• [What you will do] Copy exactly the lines from the beginning of the data down to and including the line holding "(0,0) rectangle (1225,857);", without any pictures.

• [Data lines]
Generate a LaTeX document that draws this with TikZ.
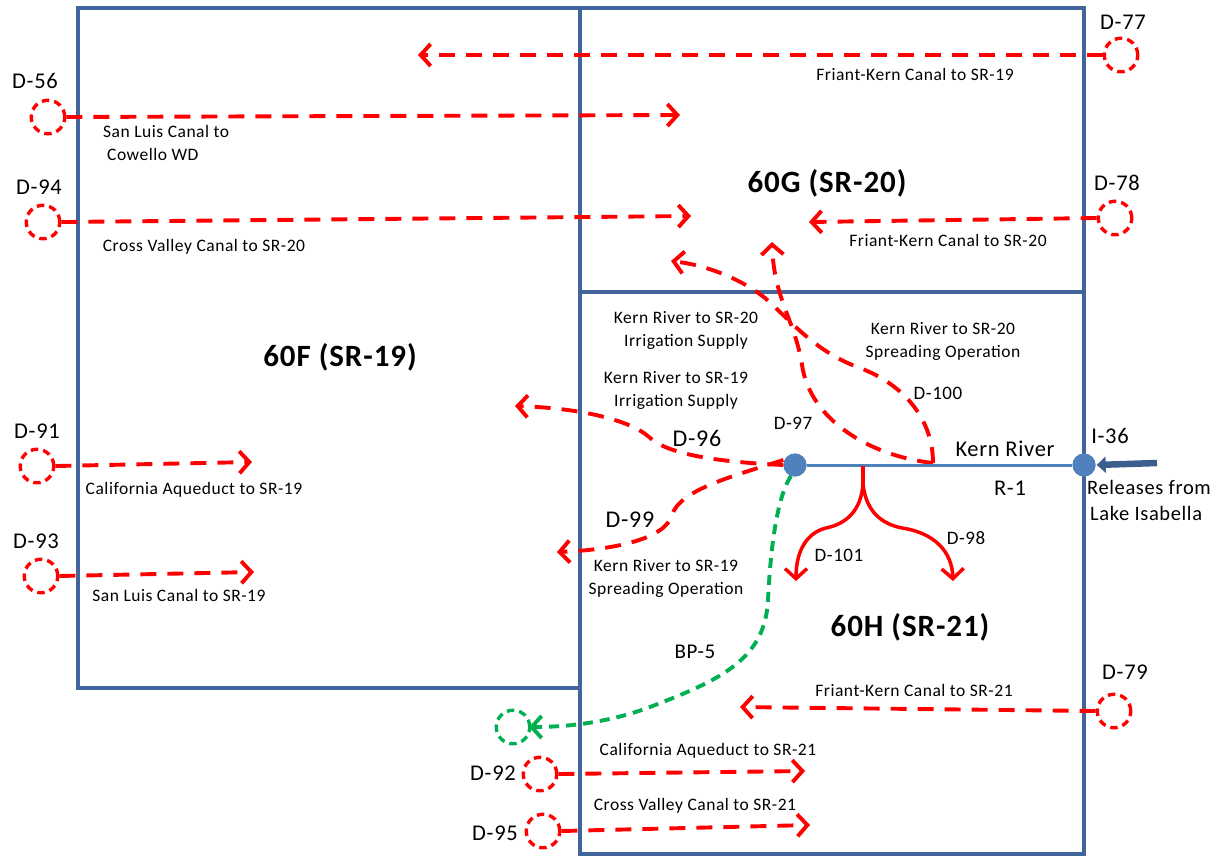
\documentclass[tikz,border=0pt]{standalone}
\usepackage{fontspec}
\setmainfont{Carlito}[LetterSpace=3]
\usetikzlibrary{arrows.meta}
\definecolor{boxblue}{HTML}{41659A}
\definecolor{riverblue}{HTML}{4F81BD}
\definecolor{darkarrow}{HTML}{3B5E8C}
\definecolor{flowred}{HTML}{FF0000}
\definecolor{bpgreen}{HTML}{00B050}
\begin{document}
\begin{tikzpicture}[x=1pt,y=-1pt,
  zone/.style={draw=boxblue,line width=3.8pt},
  flow/.style={draw=flowred,line width=3.9pt,dash pattern=on 16pt off 11pt,-{Straight Barb[length=10pt,width=22pt]}},
  solidflow/.style={draw=flowred,line width=3.5pt,-{Straight Barb[length=10pt,width=22pt]}},
  bpflow/.style={draw=bpgreen,line width=3.9pt,dash pattern=on 10pt off 7pt,-{Straight Barb[length=10pt,width=22pt]}},
  gate/.style={circle,draw=flowred,line width=3.4pt,dash pattern=on 7.5pt off 5pt,minimum size=33.5pt,inner sep=0pt},
  bpgate/.style={gate,draw=bpgreen},
  junction/.style={circle,fill=riverblue,minimum size=23pt,inner sep=0pt},
  small/.style={font=\fontsize{17.5}{23}\selectfont,align=center,inner sep=0pt},
  mid/.style={font=\fontsize{20.5}{26}\selectfont,align=left,inner sep=0pt},
  tag/.style={font=\fontsize{22.5}{24}\selectfont,inner sep=0pt},
  midtag/.style={font=\fontsize{19}{20}\selectfont,inner sep=0pt},
  bigtag/.style={font=\fontsize{24}{28}\selectfont,inner sep=0pt},
  title/.style={font=\fontsize{31}{34}\selectfont\bfseries,inner sep=0pt}]
\useasboundingbox (0,0) rectangle (1225,857);

% zones
\draw[zone] (78,8) rectangle (580,688);
\draw[zone] (580,8) rectangle (1084,292);
\draw[zone] (580,292) rectangle (1084,854);
\node[title] (t60f) at (340,357) {60F (SR-19)};
\node[title] (t60g) at (827,183) {60G (SR-20)};
\node[title] (t60h) at (910,627) {60H (SR-21)};

% gates
\node[gate] (d77) at (1121,55) {};
\node[gate] (d56) at (48,117) {};
\node[gate] (d94) at (43,222) {};
\node[gate] (d78) at (1115,218) {};
\node[gate] (d91) at (37,466) {};
\node[gate] (d93) at (41,576) {};
\node[gate] (d79) at (1114,711) {};
\node[gate] (d92) at (540,774) {};
\node[gate] (d95) at (543,831) {};
\node[bpgate] (bp) at (513,727) {};

% gate labels
\node[tag] (l77) at (1123,22) {D-77};
\node[tag] (l56) at (35,81) {D-56};
\node[tag] (l94) at (39,187) {D-94};
\node[tag] (l78) at (1117,183) {D-78};
\node[tag] (l91) at (37,431) {D-91};
\node[tag] (l93) at (36,541) {D-93};
\node[tag] (l79) at (1125,672) {D-79};
\node[tag] (l92) at (493,773) {D-92};
\node[tag] (l95) at (495,833) {D-95};

% straight flow ends
\coordinate (e77) at (418,55);
\coordinate (e56) at (680,115);
\coordinate (e94) at (691,216);
\coordinate (e78) at (809,222);
\coordinate (e91) at (252,462);
\coordinate (e93) at (254,572);
\coordinate (e79) at (740,707);
\coordinate (e92) at (805,771);
\coordinate (e95) at (810,825);

\draw[flow] (d77.west) -- (e77);
\draw[flow] (d56.east) -- (e56);
\draw[flow] (d94.east) -- (e94);
\draw[flow] (d78.west) -- (e78);
\draw[flow] (d91.east) -- (e91);
\draw[flow] (d93.east) -- (e93);
\draw[flow] (d79.west) -- (e79);
\draw[flow] (d92.east) -- (e92);
\draw[flow] (d95.east) -- (e95);

% flow labels
\node[small] (f77) at (915,74) {Friant-Kern Canal to SR-19};
\node[small,align=left,anchor=west] (f56) at (103,143) {San Luis Canal to\\\hspace*{4pt}Cowello WD};
\node[small] (f94) at (204,247) {Cross Valley Canal to SR-20};
\node[small] (f78) at (948,240) {Friant-Kern Canal to SR-20};
\node[small] (f91) at (194,490) {California Aqueduct to SR-19};
\node[small] (f93) at (179,595) {San Luis Canal to SR-19};
\node[small] (f79) at (914,690) {Friant-Kern Canal to SR-21};
\node[small] (f92) at (708,751) {California Aqueduct to SR-21};
\node[small] (f95) at (695,806) {Cross Valley Canal to SR-21};

% river nodes
\node[junction] (d97) at (795,465) {};
\node[junction] (i36) at (1084,465) {};
\coordinate (k100) at (933,463);
\coordinate (kfork) at (863,466);
\coordinate (kstem) at (863,484);
\coordinate (rel) at (1157,463);

% kern river dashed diversions
\coordinate (e96) at (515,406);
\coordinate (e99) at (557,552);
\coordinate (e20i) at (772,242);
\coordinate (e20s) at (671,261);
\coordinate (ebp) at (529,727);
\draw[flow] (d97.west) .. controls (720,462) and (668,455) .. (649,437)
  .. controls (630,420) and (580,408) .. (e96);
\draw[flow] ([yshift=5pt]d97.west) .. controls (730,477) and (680,490) .. (672,515)
  .. controls (665,540) and (610,550) .. (e99);
\draw[flow] (k100) .. controls (870,456) and (810,420) .. (802,365)
  .. controls (795,320) and (774,300) .. (e20i);
\draw[flow] (k100) .. controls (933,420) and (905,385) .. (860,368)
  .. controls (815,352) and (790,320) .. (765,298)
  .. controls (740,278) and (705,265) .. (e20s);
\draw[bpflow] (d97.250) .. controls (775,500) and (770,560) .. (768,600)
  .. controls (765,660) and (720,680) .. (650,707)
  .. controls (610,722) and (570,727) .. (ebp);

% river
\draw[riverblue,line width=3pt] (d97) -- (i36);
\node[junction] at (d97) {};
\node[junction] at (i36) {};
\draw[darkarrow,line width=6.5pt,-{Triangle[length=9pt,width=16pt]},shorten >=1pt] (rel) -- (i36.east);

% solid diversions
\coordinate (e101) at (796,581);
\coordinate (e98) at (953,581);
\draw[flowred,line width=3.5pt] (kfork) -- (kstem);
\draw[solidflow] (kstem) .. controls (861,512) and (845,524) .. (826,528)
  .. controls (806,533) and (796,552) .. (e101);
\draw[solidflow] (kstem) .. controls (866,512) and (882,524) .. (902,528)
  .. controls (935,533) and (952,552) .. (e98);

% central labels
\node[small] (k20i) at (686,330) {Kern River to SR-20\\Irrigation Supply};
\node[small] (k20s) at (943,341) {Kern River to SR-20\\Spreading Operation};
\node[small] (k19i) at (676,390) {Kern River to SR-19\\Irrigation Supply};
\node[small] (k19s) at (666,578) {Kern River to SR-19\\Spreading Operation};
\node[midtag] (l100) at (938,393) {D-100};
\node[midtag] (l97) at (793,423) {D-97};
\node[bigtag] (l96) at (697,438) {D-96};
\node[bigtag] (l99) at (630,520) {D-99};
\node[midtag] (l101) at (839,555) {D-101};
\node[midtag] (l98) at (966,538) {D-98};
\node[font=\fontsize{21}{22}\selectfont,inner sep=0pt] (lbp) at (695,652) {BP-5};
\node[tag] (lkern) at (1005,449) {Kern\ River};
\node[tag] (lr1) at (1010,488) {R-1};
\node[tag] (li36) at (1110,436) {I-36};
\node[mid,anchor=west] (lrel) at (1087,500) {Releases from\\\hspace*{3pt}Lake Isabella};
\end{tikzpicture}
\end{document}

• [Answer to the problem]
Generate a LaTeX document that draws this with TikZ.
\documentclass[tikz,border=0pt]{standalone}
\usepackage{fontspec}
\setmainfont{Carlito}[LetterSpace=3]
\usetikzlibrary{arrows.meta}
\definecolor{boxblue}{HTML}{41659A}
\definecolor{riverblue}{HTML}{4F81BD}
\definecolor{darkarrow}{HTML}{3B5E8C}
\definecolor{flowred}{HTML}{FF0000}
\definecolor{bpgreen}{HTML}{00B050}
\begin{document}
\begin{tikzpicture}[x=1pt,y=-1pt,
  zone/.style={draw=boxblue,line width=3.8pt},
  flow/.style={draw=flowred,line width=3.9pt,dash pattern=on 16pt off 11pt,-{Straight Barb[length=10pt,width=22pt]}},
  solidflow/.style={draw=flowred,line width=3.5pt,-{Straight Barb[length=10pt,width=22pt]}},
  bpflow/.style={draw=bpgreen,line width=3.9pt,dash pattern=on 10pt off 7pt,-{Straight Barb[length=10pt,width=22pt]}},
  gate/.style={circle,draw=flowred,line width=3.4pt,dash pattern=on 7.5pt off 5pt,minimum size=33.5pt,inner sep=0pt},
  bpgate/.style={gate,draw=bpgreen},
  junction/.style={circle,fill=riverblue,minimum size=23pt,inner sep=0pt},
  small/.style={font=\fontsize{17.5}{23}\selectfont,align=center,inner sep=0pt},
  mid/.style={font=\fontsize{20.5}{26}\selectfont,align=left,inner sep=0pt},
  tag/.style={font=\fontsize{22.5}{24}\selectfont,inner sep=0pt},
  midtag/.style={font=\fontsize{19}{20}\selectfont,inner sep=0pt},
  bigtag/.style={font=\fontsize{24}{28}\selectfont,inner sep=0pt},
  title/.style={font=\fontsize{31}{34}\selectfont\bfseries,inner sep=0pt}]
\useasboundingbox (0,0) rectangle (1225,857);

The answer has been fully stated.